En esa época, cada peso era vital. Para poder cobrar asignación familiar, consiguió una beca en el Taller de Artes Plásticas, donde aprendió a hilar. Iba de noche, aunque nunca aplicó ese oficio. Siempre vivió en el barrio El Cementerio, donde sigue hasta hoy. Asegura que es un lugar tranquilo, donde todos se conocen: “allí criamos a nuestros hijos, no hay problemas de ningún tipo”.
Sus primeros trabajos, aún menor de edad, fueron en plantaciones, en cultivo de tomates, como niñera. Cumplidos los 18, ingresó a la industria frigorífica. Un mundo aparte —dice—, del que aprendió mucho, sobre todo de la gente, de los compañeros y de la forma en que se apoyaban unos a otros. Allí trabajó casi veinte años, y todavía conserva amistades de aquella etapa.

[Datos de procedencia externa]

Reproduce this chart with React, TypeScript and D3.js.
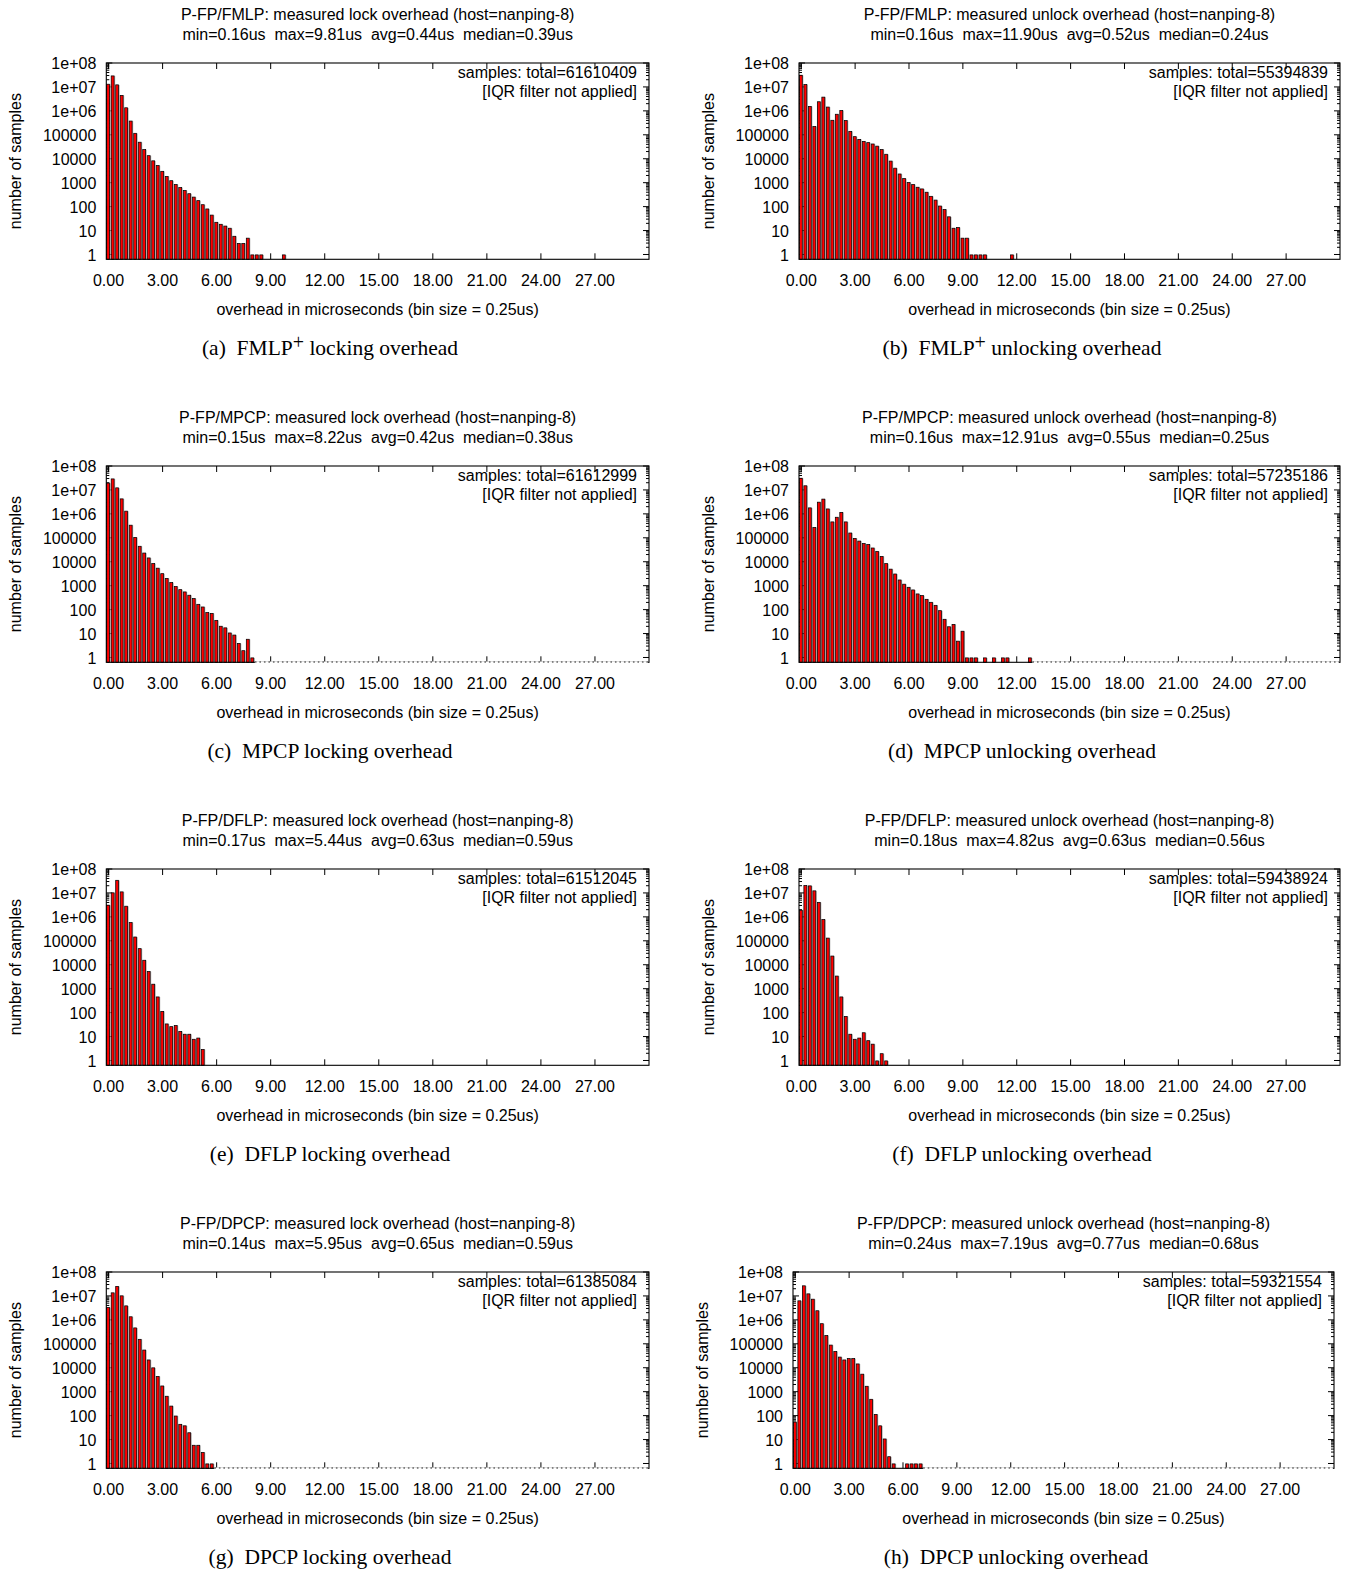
import React from "react";
import * as d3 from "d3";

// histogram bins, 0.25us each, counts
const binSize = 0.25;
const xTicks = [0, 3, 6, 9, 12, 15, 18, 21, 24, 27];
const yTicks = [1e8, 1e7, 1e6, 1e5, 1e4, 1e3, 100, 10, 1];
const yTickLabels = ["1e+08", "1e+07", "1e+06", "100000", "10000", "1000", "100", "10", "1"];

const titles = [
  "P-FP/FMLP: measured lock overhead (host=nanping-8)",
  "P-FP/FMLP: measured unlock overhead (host=nanping-8)",
  "P-FP/MPCP: measured lock overhead (host=nanping-8)",
  "P-FP/MPCP: measured unlock overhead (host=nanping-8)",
  "P-FP/DFLP: measured lock overhead (host=nanping-8)",
  "P-FP/DFLP: measured unlock overhead (host=nanping-8)",
  "P-FP/DPCP: measured lock overhead (host=nanping-8)",
  "P-FP/DPCP: measured unlock overhead (host=nanping-8)",
];
const stats = [
  "min=0.16us  max=9.81us  avg=0.44us  median=0.39us",
  "min=0.16us  max=11.90us  avg=0.52us  median=0.24us",
  "min=0.15us  max=8.22us  avg=0.42us  median=0.38us",
  "min=0.16us  max=12.91us  avg=0.55us  median=0.25us",
  "min=0.17us  max=5.44us  avg=0.63us  median=0.59us",
  "min=0.18us  max=4.82us  avg=0.63us  median=0.56us",
  "min=0.14us  max=5.95us  avg=0.65us  median=0.59us",
  "min=0.24us  max=7.19us  avg=0.77us  median=0.68us",
];
const totals = [61610409, 55394839, 61612999, 57235186, 61512045, 59438924, 61385084, 59321554];
const captions = [
  "(a)|FMLP+ locking overhead",
  "(b)|FMLP+ unlocking overhead",
  "(c)|MPCP locking overhead",
  "(d)|MPCP unlocking overhead",
  "(e)|DFLP locking overhead",
  "(f)|DFLP unlocking overhead",
  "(g)|DPCP locking overhead",
  "(h)|DPCP unlocking overhead",
];
// panels whose empty bins show as a dotted baseline
const dottedTail = [false, false, true, true, false, false, true, true];

const binsA = [1.35e7, 3.0e7, 1.27e7, 4.6e6, 1.4e6, 3.9e5, 1.2e5, 5.1e4, 2.5e4, 1.4e4, 8500, 5400, 3100, 1900, 1260, 870, 650, 490, 360, 260, 185, 125, 83, 46, 23, 19, 16, 13, 6, 3, 3, 5, 1, 1, 1, 0, 0, 0, 0, 1];
const binsB = [3.2e7, 1.3e7, 1.6e6, 2.3e5, 2.5e6, 3.9e6, 1.5e6, 4.2e5, 7.5e5, 1.07e6, 4.1e5, 1.45e5, 8.7e4, 6.7e4, 5.5e4, 4.9e4, 4.3e4, 3.5e4, 2.5e4, 1.6e4, 8300, 4200, 2400, 1550, 1050, 870, 670, 570, 415, 280, 195, 110, 78, 39, 13, 14, 5, 5, 1, 1, 1, 1, 0, 0, 0, 0, 0, 1];
const binsC = [2.0e7, 3.0e7, 1.27e7, 4.4e6, 1.35e6, 3.5e5, 1.08e5, 4.6e4, 2.4e4, 1.5e4, 8700, 5600, 3300, 2100, 1400, 950, 710, 570, 415, 300, 173, 134, 78, 72, 37, 21, 18, 11, 9, 4, 2, 6, 1];
const binsD = [3.2e7, 1.55e7, 1.85e6, 2.8e5, 3.2e6, 4.3e6, 1.67e6, 4.8e5, 7.5e5, 1.2e6, 4.8e5, 1.65e5, 9.8e4, 7.6e4, 6.0e4, 5.5e4, 3.9e4, 2.8e4, 1.73e4, 8700, 5100, 3200, 1800, 1200, 890, 690, 470, 400, 280, 210, 157, 94, 41, 20, 25, 5, 13, 1, 1, 1, 0, 1, 0, 1, 0, 1, 1, 0, 0, 0, 0, 1];
const binsE = [3.2e6, 1.05e7, 3.5e7, 1.15e7, 2.9e6, 6.0e5, 1.5e5, 4.9e4, 1.6e4, 5400, 1600, 470, 117, 35, 27, 30, 17, 13, 13, 8, 9, 3];
const binsF = [1.96e6, 2.1e7, 2.05e7, 1.27e7, 4.2e6, 8.0e5, 1.35e5, 2.4e4, 3500, 470, 72, 13, 8, 9, 15, 7, 5, 1, 2, 1];
const binsG = [3.4e6, 1.4e7, 2.6e7, 1.05e7, 4.0e6, 1.4e6, 4.8e5, 1.6e5, 5.7e4, 2.2e4, 1.03e4, 4500, 1800, 670, 260, 100, 45, 39, 20, 6, 6, 3, 1, 1];
const binsH = [56, 6.5e6, 2.75e7, 1.27e7, 7.6e6, 2.5e6, 7.2e5, 2.3e5, 9.2e4, 5.0e4, 2.9e4, 2.2e4, 2.5e4, 2.5e4, 1.5e4, 5600, 1750, 500, 117, 39, 11, 2, 1, 0, 0, 1, 1, 1, 1];

const allBins = [binsA, binsB, binsC, binsD, binsE, binsF, binsG, binsH];

const sans = "'Liberation Sans', Arial, Helvetica, sans-serif";
const serif = "'Liberation Serif', 'Times New Roman', serif";
const fontSize = 16;

const Caption = ({ text, x, y }) => {
  const [tag, rest] = text.split("|");
  const plus = rest.indexOf("+");
  return (
    <text x={x} y={y} textAnchor="middle" fontFamily={serif} fontSize={21.5} fill="#000">
      {tag + "\u00a0 "}
      {plus >= 0 ? (
        <>
          {rest.slice(0, plus)}
          <tspan dy={-6} fontSize={20}>+</tspan>
          <tspan dy={6}>{rest.slice(plus + 1)}</tspan>
        </>
      ) : (
        rest
      )}
    </text>
  );
};

const Panel = ({ i, left, right, top, capX }) => {
  const bins = allBins[i];
  const bottom = top + 196.3;
  const xScale = d3.scaleLinear().domain([-binSize / 2, 30]).range([left, right]);
  const yScale = d3.scaleLog().domain([0.63, 1e8]).range([bottom, top]);
  const cx = (left + right) / 2;

  const minor = [];
  for (let d = 0; d < 8; d++) for (let m = 2; m <= 9; m++) minor.push(m * Math.pow(10, d));

  const tailStart = xScale(bins.length * binSize - binSize / 2);

  return (
    <g>
      <text x={cx} y={top - 43.5} textAnchor="middle" fontFamily={sans} fontSize={fontSize}>{titles[i]}</text>
      <text x={cx} y={top - 23.5} textAnchor="middle" fontFamily={sans} fontSize={fontSize} style={{ whiteSpace: "pre" }}>{stats[i]}</text>

      {/* ticks */}
      <g stroke="#000" strokeWidth={1}>
        {xTicks.map((t) => (
          <g key={"x" + t}>
            <line x1={xScale(t)} x2={xScale(t)} y1={bottom} y2={bottom - 6} />
            <line x1={xScale(t)} x2={xScale(t)} y1={top} y2={top + 6} />
          </g>
        ))}
        {yTicks.map((t) => (
          <g key={"y" + t}>
            <line x1={left} x2={left + 6} y1={yScale(t)} y2={yScale(t)} />
            <line x1={right} x2={right - 6} y1={yScale(t)} y2={yScale(t)} />
          </g>
        ))}
        {minor.map((t) => (
          <g key={"m" + t}>
            <line x1={left} x2={left + 3} y1={yScale(t)} y2={yScale(t)} />
            <line x1={right} x2={right - 3} y1={yScale(t)} y2={yScale(t)} />
          </g>
        ))}
      </g>

      {/* bars */}
      {bins.map((v, k) => {
        if (!v) return null;
        const x0 = xScale(k * binSize - binSize / 2);
        const y0 = yScale(v);
        return (
          <g key={k}>
            <rect x={x0 + 3.4} y={y0 + 0.5} width={1} height={bottom - y0 - 0.5} fill="#b4b4b4" />
            <rect x={x0 + 0.4} y={y0 + 0.4} width={2.9} height={bottom - y0 - 0.4} fill="#ff0000" stroke="#000" strokeWidth={0.75} />
          </g>
        );
      })}

      <rect x={left} y={top} width={right - left} height={bottom - top} fill="none" stroke="#000" strokeWidth={1.1} />
      {dottedTail[i] && (
        <g>
          <line x1={tailStart} x2={right - 1} y1={bottom} y2={bottom} stroke="#fff" strokeWidth={1.6} />
          <line x1={tailStart} x2={right - 1} y1={bottom - 0.3} y2={bottom - 0.3} stroke="#222" strokeWidth={1.2} strokeDasharray="1.6 2.9" />
        </g>
      )}

      {/* y labels */}
      {yTicks.map((t, k) => (
        <text key={"yl" + t} x={left - 10} y={yScale(t)} dy="0.38em" textAnchor="end" fontFamily={sans} fontSize={fontSize}>{yTickLabels[k]}</text>
      ))}
      {xTicks.map((t) => (
        <text key={"xl" + t} x={xScale(t)} y={bottom + 26.5} textAnchor="middle" fontFamily={sans} fontSize={fontSize}>{d3.format(".2f")(t)}</text>
      ))}
      <text x={cx} y={bottom + 55.5} textAnchor="middle" fontFamily={sans} fontSize={fontSize}>overhead in microseconds (bin size = 0.25us)</text>
      <text transform={`translate(${left - 85},${(top + bottom) / 2}) rotate(-90)`} textAnchor="middle" fontFamily={sans} fontSize={fontSize}>number of samples</text>

      <text x={right - 12} y={top + 15} textAnchor="end" fontFamily={sans} fontSize={fontSize}>{`samples: total=${totals[i]}`}</text>
      <text x={right - 12} y={top + 34} textAnchor="end" fontFamily={sans} fontSize={fontSize}>[IQR filter not applied]</text>

      <Caption text={captions[i]} x={capX} y={bottom + 95.5} />
    </g>
  );
};

export default function App() {
  const width = 1350;
  const height = 1570;
  const rowStep = 403;
  const cols = [
    { left: 106.3, right: 649, capX: 330 },
    { left: 799, right: 1340, capX: 1022 },
  ];

  return (
    <svg width={width} height={height} style={{ position: "absolute", left: 0, top: 0, background: "#fff" }}>
      <rect width={width} height={height} fill="#fff" />
      {allBins.map((_, i) => {
        const col = cols[i % 2];
        const row = Math.floor(i / 2);
        const shift = i === 7 ? -6 : 0;
        return (
          <Panel
            key={i}
            i={i}
            left={col.left + shift}
            right={col.right + shift}
            top={63 + rowStep * row}
            capX={col.capX + shift}
          />
        );
      })}
    </svg>
  );
}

Un accidente marcó un giro: se rompió los ligamentos de la rodilla en una caída. El diagnóstico demoró y finalmente debieron operarla, colocándole dos tornillos. La recuperación fue larga. La incertidumbre sobre cómo mantener a sus hijas pequeñas le provocó ansiedad y ataques de pánico. Consultó a un psiquiatra, quien le indicó medicación, pero ella decidió salir adelante sin pastillas.
Recordó lo que sabía hacer de chica y empezó a trabajar por cuenta propia: cortar leña, vender acacia de los montes y preparar tierra abonada. Con el tiempo se fue armando de una clientela fiel. La tierra la obtiene de un lugar que antes fue un basurero; la limpia, le agrega cáscara de arroz conseguida en los stud, la enriquece y la envasa para la venta. Hoy incluso le dio esa changa de preparación a una persona que atraviesa dificultades económicas: ella solo se encarga de la comercialización.
Como la leña es un trabajo zafral de invierno, complementa con cortes de pasto. Tiene dos bordeadoras y clientes fijos durante todo el año, tanto particulares como instituciones públicas y privadas. Cuenta con orgullo que es monotributista.
Su empresa unipersonal nació gracias al apoyo del MIDES, que le permitió facturar y contratar. El primer año pagaba $600 al BPS, el segundo $1.200, y ahora, en el tercero, pasa al monotributo común de unos $2.800 mensuales. Esa bonificación inicial le dio aire para afianzarse, y valora mucho estar generando aportes jubilatorios.
Mariana es una mujer práctica, con una filosofía de vida clara: no le gusta pedir ayuda. Considera que ese es uno de los grandes problemas de la sociedad: “no debería ser necesario preguntarle a alguien que está pasando un mal momento si necesita algo, hay que ir y darle nomás”.
Con su hermano y un grupo de amigos integra la aparcería “Los Gauchos de Rebollo”. Cuando hay desfiles se juntan unas veinte personas y visten uniforme. Ella se encarga de conseguir camisas en el trueque, ponerlas a punto y prestarlas junto con chalecos a quienes quieran desfilar, aunque no pertenezcan al grupo. También comparten caballos y recados. Saben que nunca ganarán premios porque son un rejunte, pero lo que los motiva es la amistad, el guiso compartido, el amor por el campo y los caballos. En el Festival acampan desde el jueves y se vuelven el lunes, “porque nos echan”, dice riendo.
No se considera ambiciosa ni tiene grandes sueños pendientes. Lo que anhela es que sus hijos trabajen, estudien y hagan sus vidas de la mejor manera. Los crio sola, sin precisar de nadie. Los dos mayores ya tienen buenos trabajos; las más chicas estudian. Con eso le alcanza. No le atraen los shoppings ni las grandes ciudades: le gusta el campo.
—¿Sos feliz? —le pregunto. —Sí —responde con seguridad.
No es de dar consejos, pero su vida demuestra que una mujer puede trabajar, criar a su familia, vivir, disfrutar de lo que le gusta y ser feliz, sin necesitar de una pareja. Porque las mujeres, como Mariana, pueden solas.